Nicki, over at her Godblog, posted a great blog post about fear. I actually started this post last night before I read hers but I think they tie in together very well.
I've been more aware of my thoughts lately. Mostly, they're about Father and his love and grace, family and friends, work, different things I plan to do and, of course, blogging. Nothing unusual. Just the same ordinary thoughts that everyone has.
Occasionally, however, a thought will pass through my mind that shouldn't be there, something a follower of Christ shouldn't be thinking about. In the past, I would always feel guilt and shame and wonder how I could even think something like that. Since, I learned about the origin of thoughts, my reaction is now totally different. I've been working my way through Steve McVey's interactive study guide, "The Grace Walk Experience" and in it he explains the origin of thoughts.
He says, "Not every thought you have is your own. It is essential that you know this. Thoughts can be introduced to your mind that don't come from you. They don't belong to you."
He also explained that because I'm holy and have a holy nature, the nature of Jesus, unholy thoughts don't originate from me. "Holy people do not generate unholy thoughts." The enemy injects unholy thoughts into our minds and make them sound like our thoughts.
Steve also said that we have fallen into error by believing that there are three kinds of thoughts: holy thoughts, unholy thoughts and just regular thoughts. But that's not true. "When you're abiding in Christ, every thought you have is a holy thought. But not every thought that comes to you is your own. So when the power of indwelling sin introduces a thought, you take that thought captive to the obedience of Jesus Christ."
Philippians 4:8 says, "Finally, brothers, whatever is true, whatever is noble, whatever is right, whatever is pure, whatever is lovely, whatever is admirable - if anything is excellent or praiseworthy - think about such things."

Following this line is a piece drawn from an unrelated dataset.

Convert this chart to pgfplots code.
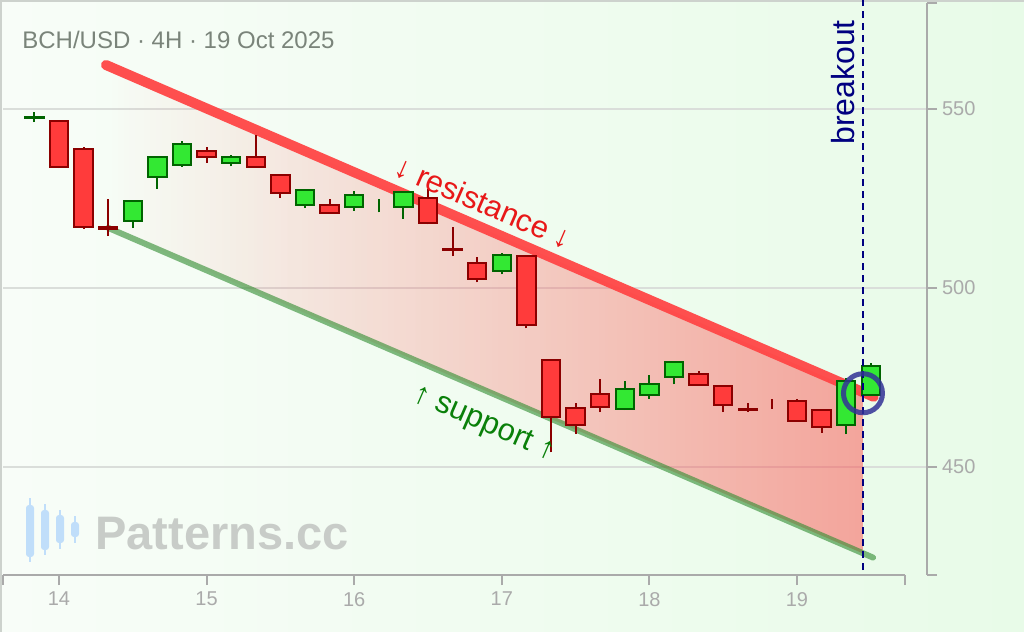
\documentclass[border=0pt]{standalone}
\usepackage{fontspec}
\setmainfont{Liberation Sans}
\usepackage{pgfplots}
\usepackage{pgfplotstable}
\pgfplotsset{compat=1.18}
\usetikzlibrary{fadings}

\definecolor{bgl}{RGB}{248,253,248}
\definecolor{bgr}{RGB}{232,251,232}
\definecolor{framegray}{RGB}{205,210,205}
\definecolor{axisgray}{RGB}{170,170,170}
\definecolor{gridgray}{RGB}{218,222,218}
\definecolor{titlegray}{RGB}{122,132,122}
\definecolor{wmgray}{RGB}{200,204,200}
\definecolor{logoblue}{RGB}{192,222,250}
\definecolor{cgf}{RGB}{51,232,51}
\definecolor{cgd}{RGB}{0,100,0}
\definecolor{crf}{RGB}{255,59,59}
\definecolor{crd}{RGB}{139,0,0}
\definecolor{resline}{RGB}{255,70,70}
\definecolor{supline}{RGB}{46,139,46}
\definecolor{chan}{RGB}{255,60,60}
\definecolor{navy}{RGB}{0,0,128}
\definecolor{circblue}{RGB}{50,50,150}
\definecolor{restext}{RGB}{232,24,24}
\definecolor{suptext}{RGB}{10,128,10}

\tikzfading[name=fadein, left color=transparent!100, right color=transparent!0]

% 4H candles: x (day), open, high, low, close, k = body drawn
\pgfplotstableread{
x       o     h     l     c     k
13.8333 547.4 549.2 546.3 547.8 1
14.0000 546.7 547.0 533.5 533.7 1
14.1667 538.9 539.3 516.6 517.0 1
14.3333 517.0 524.9 514.5 516.6 1
14.5000 518.7 524.6 516.7 524.4 1
14.6667 530.9 537.0 527.7 536.7 1
14.8333 534.3 541.1 533.9 540.1 1
15.0000 538.4 539.3 535.0 536.6 1
15.1667 534.9 537.1 534.0 536.7 1
15.3333 536.7 542.7 533.6 533.8 1
15.5000 531.6 531.8 525.1 526.5 1
15.6667 523.1 527.7 522.3 527.3 1
15.8333 523.3 524.9 520.8 521.0 1
16.0000 522.6 527.0 521.6 526.1 1
16.1667 523.0 524.9 521.1 523.0 0
16.3333 522.6 526.9 519.4 526.7 1
16.5000 525.0 527.6 517.8 518.2 1
16.6667 510.9 517.0 508.9 510.5 1
16.8333 507.1 508.6 501.6 502.6 1
17.0000 504.7 509.7 503.8 509.3 1
17.1667 508.9 509.1 488.7 489.8 1
17.3333 479.8 480.0 454.1 463.9 1
17.5000 466.4 467.8 459.2 461.7 1
17.6667 470.3 474.5 465.3 466.8 1
17.8333 466.1 473.9 465.9 471.9 1
18.0000 470.1 475.7 469.1 473.1 1
18.1667 475.1 479.6 473.1 479.2 1
18.3333 475.9 476.8 472.7 472.9 1
18.5000 472.5 472.7 465.3 467.3 1
18.6667 466.3 467.8 465.4 465.8 1
18.8333 467.7 468.9 466.3 467.6 0
19.0000 468.5 468.9 462.7 462.9 1
19.1667 465.8 466.2 459.6 461.2 1
19.3333 461.8 474.9 459.2 474.1 1
19.5000 470.1 479.0 469.9 478.1 1
}\candles

\begin{document}
\begin{tikzpicture}[x=0.5pt,y=0.5pt]
\shade[left color=bgl, right color=bgr] (0,0) rectangle (1024,632);
\draw[framegray, line width=1pt] (1,0) -- (1,631) -- (1024,631);

% watermark
\foreach \lx/\bb/\bt/\wb/\wt in {30/75/127/70/134, 45/82/122/77/128, 60/89/117/83/122, 75/95/110/89/116}{
  \draw[logoblue, line width=1pt] (\lx,\wb) -- (\lx,\wt);
  \fill[logoblue, rounded corners=1.5pt] (\lx-4,\bb) rectangle (\lx+4,\bt);
}
\node[anchor=base west, inner sep=0pt, text=wmgray, font=\bfseries\fontsize{23.5}{28}\selectfont] at (95,82) {Patterns.cc};

\begin{axis}[
  at={(1.5pt,28.5pt)}, anchor=south west,
  scale only axis, width=462pt, height=286pt,
  xmin=13.6206, xmax=19.8808, ymin=419.83, ymax=579.61,
  clip=false,
  axis x line*=bottom, axis y line*=right,
  x axis line style={draw=none},
  axis line style={axisgray, line width=1pt},
  tick style={axisgray, line width=1pt},
  tick align=outside, major tick length=5pt,
  xtick={14,15,16,17,18,19},
  ytick={450,500,550},
  extra x ticks={13.6206,19.732}, extra x tick labels={},
  extra y ticks={419.83,579.61}, extra y tick labels={},
  extra y tick style={grid=none},
  ymajorgrids, major grid style={gridgray, line width=1pt},
  ticklabel style={text=axisgray, font=\fontsize{10}{12}\selectfont},
  yticklabel style={xshift=-1pt},
  /pgf/number format/assume math mode=true,
  /pgf/number format/1000 sep={},
]
\draw[axisgray, line width=1pt] (axis cs:13.6206,419.83) -- (axis cs:19.732,419.83);

% channel fill
\addplot[draw=none, fill=chan, fill opacity=0.45, path fading=fadein]
  coordinates {(14.333,562.0) (19.447,470.65) (19.447,425.9) (14.333,516.8)} -- cycle;
% support and resistance
\addplot[supline, line width=3pt, line cap=round, draw opacity=0.6]
  coordinates {(14.333,516.8) (19.515,424.7)};
\addplot[resline, line width=5pt, line cap=round, draw opacity=0.95]
  coordinates {(14.318,562.3) (19.52,469.6)};

% candles
\pgfplotsinvokeforeach{0,...,34}{%
  \pgfplotstablegetelem{#1}{x}\of\candles \let\cx\pgfplotsretval
  \pgfplotstablegetelem{#1}{o}\of\candles \let\co\pgfplotsretval
  \pgfplotstablegetelem{#1}{h}\of\candles \let\ch\pgfplotsretval
  \pgfplotstablegetelem{#1}{l}\of\candles \let\cl\pgfplotsretval
  \pgfplotstablegetelem{#1}{c}\of\candles \let\cc\pgfplotsretval
  \pgfplotstablegetelem{#1}{k}\of\candles \let\ck\pgfplotsretval
  \pgfmathsetmacro\xa{\cx-0.062}
  \pgfmathsetmacro\xb{\cx+0.062}
  \ifdim\cc pt<\co pt \def\fc{crf}\def\dc{crd}\else \def\fc{cgf}\def\dc{cgd}\fi
  \edef\tmp{\noexpand\addplot[draw=\dc, line width=1pt] coordinates {(\cx,\cl) (\cx,\ch)};}\tmp
  \ifnum\ck=1
    \edef\tmp{\noexpand\addplot[draw=\dc, fill=\fc, line width=1pt] coordinates {(\xa,\co) (\xb,\co) (\xb,\cc) (\xa,\cc)} -- cycle;}\tmp
  \fi
}

% breakout
\addplot[navy, line width=1pt, dash pattern=on 3.5pt off 2.5pt]
  coordinates {(19.447,421.2) (19.447,580.5)};
\addplot[only marks, mark=o, mark size=9.75pt,
  mark options={draw=circblue, line width=2.5pt, draw opacity=0.85}]
  coordinates {(19.447,470.6)};

\node[rotate=90, text=navy, font=\fontsize{16}{19}\selectfont] at (axis cs:19.311,557.4) {breakout};
\node[rotate=-23.4, text=restext, font=\fontsize{15.5}{18}\selectfont] at (axis cs:16.876,523.9) {↓ resistance ↓};
\node[rotate=-23.4, text=suptext, font=\fontsize{15.5}{18}\selectfont] at (axis cs:16.879,462.0) {↑ support ↑};
\end{axis}

\node[anchor=base west, inner sep=0pt, text=titlegray, font=\fontsize{12}{14}\selectfont] at (22,583) {BCH/USD · 4H · 19 Oct 2025};

\pgfresetboundingbox
\useasboundingbox (0,0) rectangle (1024,632);
\end{tikzpicture}
\end{document}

Understanding that not every thought is mine has been a path to freedom. Unholy thoughts may pass through my mind but I can refuse to think about them and instead take them captive. I've discovered I'm not responsible for every thought that passes through my mind but I am responsible for what I think about. Thinking is an action word. It's something that I do. It's a choice that I can make. Sometimes, re-focusing my thoughts will not be easy. However, I'm learning to allow his life to flow through my mind and enable me to do what I would never be able to do in my own strength.
From time to time, I still have unholy thoughts but now I recognize that it's because of indwelling sin that is still in my body. Now, instead of reacting with guilt and shame, I think "That's not me!" and I immediately focus my thoughts on Father's love and grace.
I'm holy and righteous and the old me has been crucified with Christ. I've now been raised with him to enjoy a new life. He's given me his life and, as I'm learning to to live in union with him, I'm experiencing victory over unholy thoughts.